Every so often we ask District staff: Every so often we ask District staff: Where is your favorite place on District lands? Land Management Specialist Douglas Voltolina from the District’s Bureau of Land Resources, gives us his answer.
District Land Management Specialist Doug Voltolina chose the District’s River Lakes Conservation Area in Brevard and Osceola counties as his favorite District property. Its wild meadows and river views transport him to an earlier time in Florida.
He finds his favorite places among ‘old Florida’ marshes
Doug Voltolina stands atop a remnant of a levee, pointing to a cluster of trees in the distance that marks an ancient shell midden (an ancient trash heap used by native Americans) known as Moccasin Island. Further out, one can see a ribbon of blue where the St. Johns River widens to become Lake Winder.
Voltolina is sharing one of his favorite “quiet places” at the St. Johns River Water Management District’s River Lakes Conservation Area, a sprawling property covering nearly 40,000 acres in Brevard and Osceola counties.

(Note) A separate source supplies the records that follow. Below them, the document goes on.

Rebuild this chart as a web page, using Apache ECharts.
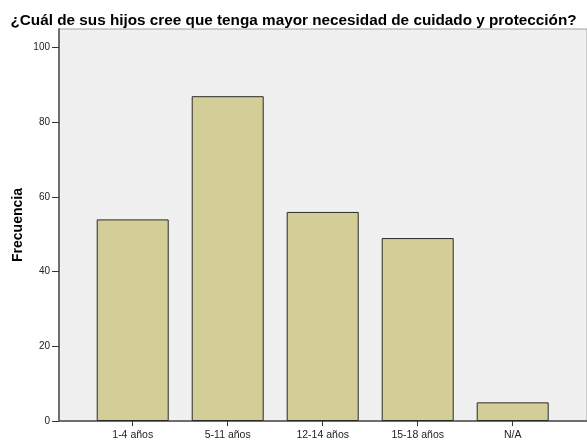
<!DOCTYPE html>
<html>
<head>
<meta charset="utf-8">
<script src="https://cdn.jsdelivr.net/npm/echarts@6/dist/echarts.min.js"></script>
<style>
  html, body { margin: 0; padding: 0; background: #ffffff; }
  #chart { width: 587px; height: 443px; }
</style>
</head>
<body>
<div id="chart"></div>
<script>
// Age groups and how many respondents chose each one
const categories = ['1-4 años', '5-11 años', '12-14 años', '15-18 años', 'N/A'];
const frequencies = [54, 87, 56, 49, 5];
const yTicks = [0, 20, 40, 60, 80, 100];
const titleText = '¿Cuál de sus hijos cree que tenga mayor necesidad de cuidado y protección?';
const yAxisName = 'Frecuencia';

const categoryIndex = categories.map((_, i) => i);
const barData = frequencies.map((v, i) => [i, v]);

const chart = echarts.init(document.getElementById('chart'), null, { renderer: 'canvas' });

chart.setOption({
  animation: false,
  backgroundColor: '#ffffff',
  title: {
    text: titleText,
    left: 'center',
    top: 8,
    textStyle: {
      fontFamily: 'Liberation Sans, Arial, sans-serif',
      fontWeight: 'bold',
      fontSize: 15.3,
      color: '#000000'
    }
  },
  grid: {
    left: 59,
    right: 0,
    top: 29,
    bottom: 22,
    outerBoundsMode: 'none',
    show: true,
    backgroundColor: '#f0f0f0',
    borderColor: '#a0a0a0',
    borderWidth: 1
  },
  xAxis: {
    type: 'value',
    min: -0.776,
    max: 4.782,
    splitLine: { show: false },
    axisLine: { show: true, onZero: false, lineStyle: { color: '#6e6e6e', width: 2 } },
    axisTick: {
      show: true,
      customValues: categoryIndex,
      length: 5,
      lineStyle: { color: '#333333', width: 1 }
    },
    axisLabel: {
      customValues: categoryIndex,
      margin: 9,
      fontFamily: 'Liberation Sans, Arial, sans-serif',
      fontSize: 10.5,
      color: '#222222',
      formatter: v => categories[Math.round(v)]
    }
  },
  yAxis: {
    type: 'value',
    min: 0,
    max: 105,
    name: yAxisName,
    nameLocation: 'middle',
    nameGap: 34,
    nameMoveOverlap: false,
    nameRotate: 90,
    nameTextStyle: {
      fontFamily: 'Liberation Sans, Arial, sans-serif',
      fontWeight: 'bold',
      fontSize: 14,
      color: '#000000'
    },
    splitLine: { show: false },
    axisLine: { show: true, onZero: false, lineStyle: { color: '#6e6e6e', width: 2 } },
    axisTick: {
      show: true,
      customValues: yTicks,
      length: 7,
      lineStyle: { color: '#333333', width: 1 }
    },
    axisLabel: {
      customValues: yTicks,
      margin: 9,
      fontFamily: 'Liberation Sans, Arial, sans-serif',
      fontSize: 10,
      color: '#222222'
    }
  },
  series: [{
    type: 'bar',
    data: barData,
    barWidth: 72,
    itemStyle: {
      color: '#d3ce97',
      borderColor: '#2a2a2a',
      borderWidth: 1
    }
  }]
});
</script>
</body>
</html>
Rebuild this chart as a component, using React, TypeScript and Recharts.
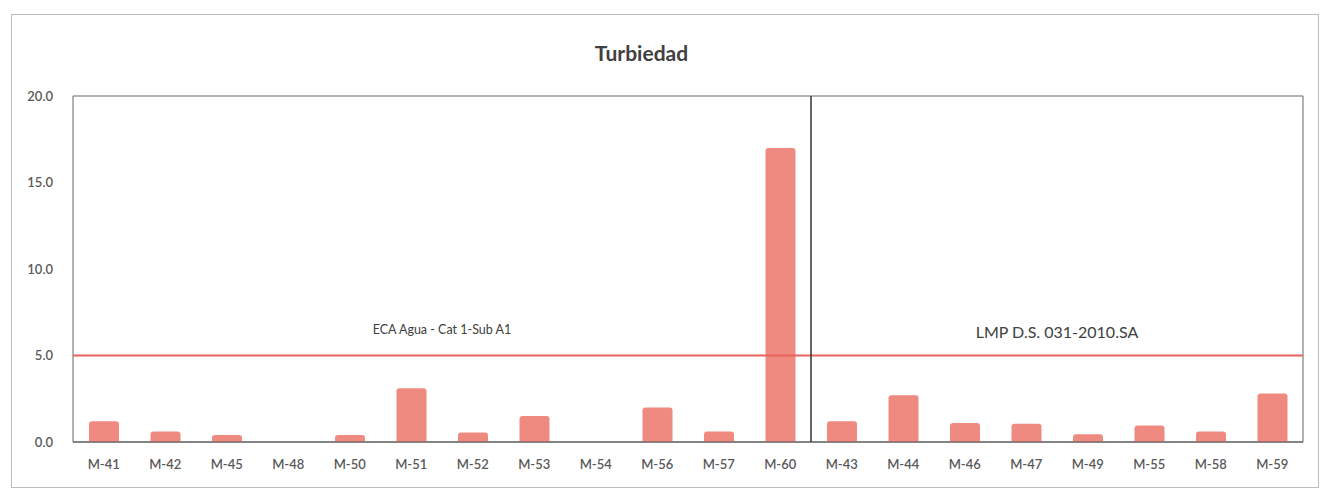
import {
  Bar,
  BarChart,
  Label,
  ReferenceArea,
  ReferenceLine,
  XAxis,
  YAxis,
} from "recharts";

// muestras: primero las de agua superficial (ECA), luego las de consumo (LMP)
const stations = [
  "M-41", "M-42", "M-45", "M-48", "M-50", "M-51", "M-52", "M-53", "M-54", "M-56",
  "M-57", "M-60", "M-43", "M-44", "M-46", "M-47", "M-49", "M-55", "M-58", "M-59",
];
const turbidity = [
  1.2, 0.6, 0.4, 0, 0.4, 3.1, 0.55, 1.5, 0, 2.0,
  0.6, 17.0, 1.2, 2.7, 1.1, 1.05, 0.45, 0.95, 0.6, 2.8,
];
const yTicks = [0, 5, 10, 15, 20];

const limit = 5;
const ecaLabel = "ECA Agua - Cat 1-Sub A1";
const lmpLabel = "LMP D.S. 031-2010.SA";
const splitIndex = 12; // where the LMP group starts

const data = stations.map((name, i) => ({ name, value: turbidity[i], pos: i + 0.5 }));

const FONT = "Lato, 'Open Sans', sans-serif";
const BAR = "#EF8A80";
const RED = "#E8625A";

export default function App() {
  return (
    <div
      style={{
        position: "absolute",
        left: 0,
        top: 0,
        width: 1329,
        height: 501,
        background: "#fff",
        fontFamily: FONT,
      }}
    >
      <div
        style={{
          position: "absolute",
          left: 11,
          top: 14,
          width: 1306,
          height: 472,
          border: "1px solid #bdbdbd",
        }}
      />
      <div
        style={{
          position: "absolute",
          left: 0,
          top: 40,
          width: 1329,
          textAlign: "center",
          paddingRight: 46,
          boxSizing: "border-box",
          fontSize: 21,
          fontWeight: 700,
          color: "#404040",
        }}
      >
        Turbiedad
      </div>
      <BarChart
        width={1329}
        height={501}
        data={data}
        margin={{ top: 96, right: 26, bottom: 29, left: 0 }}
        style={{ position: "absolute", left: 0, top: 0 }}
      >
        <XAxis
          dataKey="name"
          height={30}
          tickLine={false}
          axisLine={{ stroke: "#555" }}
          tickMargin={12}
          interval={0}
          tick={{ fill: "#595959", fontSize: 13, fontFamily: FONT, fontWeight: 600 }}
        />
        <XAxis
          xAxisId="num"
          dataKey="pos"
          type="number"
          domain={[0, stations.length]}
          allowDataOverflow
          hide
        />
        <YAxis
          width={73}
          domain={[0, 20]}
          ticks={yTicks}
          axisLine={false}
          tickLine={false}
          tickMargin={14}
          tickFormatter={(v: number) => v.toFixed(1)}
          tick={{ fill: "#595959", fontSize: 13, fontFamily: FONT, fontWeight: 600 }}
        />
        <ReferenceArea y1={0} y2={20} fill="none" stroke="#666" strokeWidth={1} />
        <Bar dataKey="value" fill={BAR} barSize={30} radius={[3, 3, 0, 0]} isAnimationActive={false} />
        <ReferenceLine
          xAxisId="num"
          segment={[
            { x: 0, y: limit },
            { x: splitIndex, y: limit },
          ]}
          stroke={RED}
          strokeWidth={2}
          ifOverflow="extendDomain"
        >
          <Label
            value={ecaLabel}
            position="top"
            offset={22}
            fill="#404040"
            fontSize={12.5}
            fontFamily={FONT}
          />
        </ReferenceLine>
        <ReferenceLine
          xAxisId="num"
          segment={[
            { x: splitIndex, y: limit },
            { x: stations.length, y: limit },
          ]}
          stroke={RED}
          strokeWidth={2}
          ifOverflow="extendDomain"
        >
          <Label
            value={lmpLabel}
            position="top"
            offset={18}
            fill="#404040"
            fontSize={16}
            fontFamily={FONT}
          />
        </ReferenceLine>
        <ReferenceLine xAxisId="num" x={splitIndex} stroke="#333" strokeWidth={1.5} />
      </BarChart>
    </div>
  );
}
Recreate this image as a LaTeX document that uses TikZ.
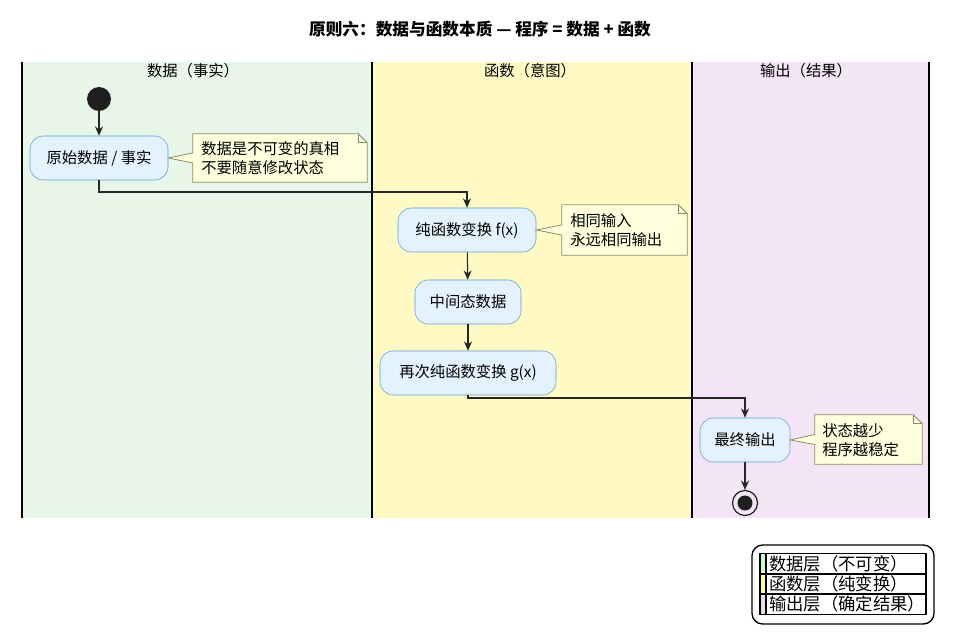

Less than four miles east, visitors to River Lakes must navigate the logjam of traffic in Viera, one of the fastest-growing communities in Florida. The contrast between Viera and River Lakes is stark. For Voltolina, it’s the closest thing to time travel.
“The Ais (native Indian) people used Moccasin Island as one of their stops along the St. Johns River for hundreds of years,” Voltolina says. “There’s so much history along this stretch of the river. This is old Florida. We’re seeing the landscape that the native people saw over the course of a millennium.”
If you need a good mechanic, find the guy with grease under his fingernails; by the same token, if you’re seeking advice on an ideal natural area to visit, talk to the guy who has helped manage District lands for 24 years.
“It’s all about the vista,” he says, noting the pink-and-white marsh mallows in full blush. “Just north of us, this is a part of Florida that people drive through on their way to the coast or to the theme parks. And they’re never going to see this, which is kind of sad.”
Looking west toward a copse of trees known as Moccasin Island in River Lakes Conservation Area in Brevard County.
Passionate about his job, Voltolina can’t help explaining the District’s role in maintaining the health of the floodplain spread out before him.
“I love burning this place,” he says. “We’ve prescribed burned this marsh regularly for the last 15 years and it shows. It’s healthy and thriving. Invasive plants have been kept under control. I look at the work we’ve done out here over the years and know we’ve saved the natural areas and provided 14,000 acres of flood protection by removing most of this old levee we’re standing on.”
Voltolina is eager to share another favorite location that requires a short drive in his truck. He travels slowly along a grassy access road, pointing out a deer and later, a sandhill crane, in a vast field of tall grass dotted with cabbage palms.
“You’ll see cattle out here,” he says. “The Duda family founded Viera, but they still run cattle out here. Like I said, it’s like going back in time 100 years. You’ll see wood storks, bald eagles and Florida softshell turtles. Maybe even a wild hog or a wild turkey. There’s nothing wrong with old Florida.”
Voltolina unlocks a gate and drives west until he reaches an enchanting oak hammock. He turns right and enters a wide serpentine trail through the trees. The oaks filter the late morning sun through wisps of Spanish moss, shafts of light playing on the hood of the truck.
A picture postcard scene comes into view, timeless and slightly haunting. Here, the placid St. Johns River slightly narrows, its waters lapping along the muddy shore beneath the oaks. A newly built wooden pavilion sits empty, promising visitors a moment of solitude and introspection.
But Voltolina isn’t focused on the scenery. It’s something else.
“Listen,” Voltolina says. The normally chatty outdoorsman is silent. He doesn’t move. The only sound is the wind passing through the Spanish moss. Another gust passes through the trees and it sounds like a gentle wave, rolling and softly breaking.
“You can’t even hear an airplane overhead and there isn’t a car for miles around. And anyone can come here and enjoy this. This is the beauty of public land. It’s for all of us.”